Roman farmers faced many of the problems which have historically affected farmers up until modern times including the unpredictability of weather, rainfall, and pests. Farmers also had to be wary of purchasing land too far away from a city or port because of war and land conflicts. As Rome was a vast empire that conquered many lands, it created enemies with individuals whose land had been taken. They would often lose their farms to the invaders who would take over and try to run the farms themselves. Though Roman soldiers would often come to the aid of the farmers and try and regain the land, these fights often resulted in damaged or destroyed property. Land owners also faced problems with slave rebellions at times. "In addition to invasions by Carthaginians and Celtic tribes, slaves rebellions and civil wars which were repeatedly fought on Italian soil all contributed to the destruction of traditional agricultural holdings. (pg. 4) Also, as Rome's agriculture declined, people now judged others by their wealth rather than their character."[page needed]
Roman agricultural practices may have contributed to soil depletion throughout the Roman world.

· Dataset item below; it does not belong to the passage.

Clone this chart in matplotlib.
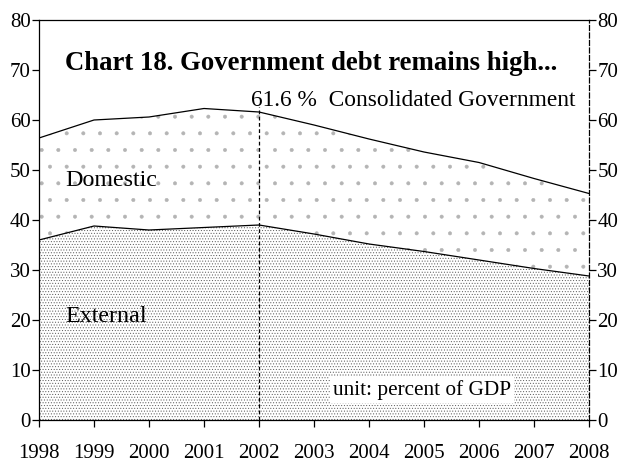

KD White's Roman Farming compiles information from Roman authors and addresses all aspects of Roman agriculture using detailed charts of soils, agricultural terms, animal husbandry in Rome, and a description of crop rotation systems. KD White's book Farm Equipment of the Roman World includes diagrams of Roman farming equipment. Paul Erdkamp's The Grain Market in the Roman Empire describes farming economics and ancient marketing.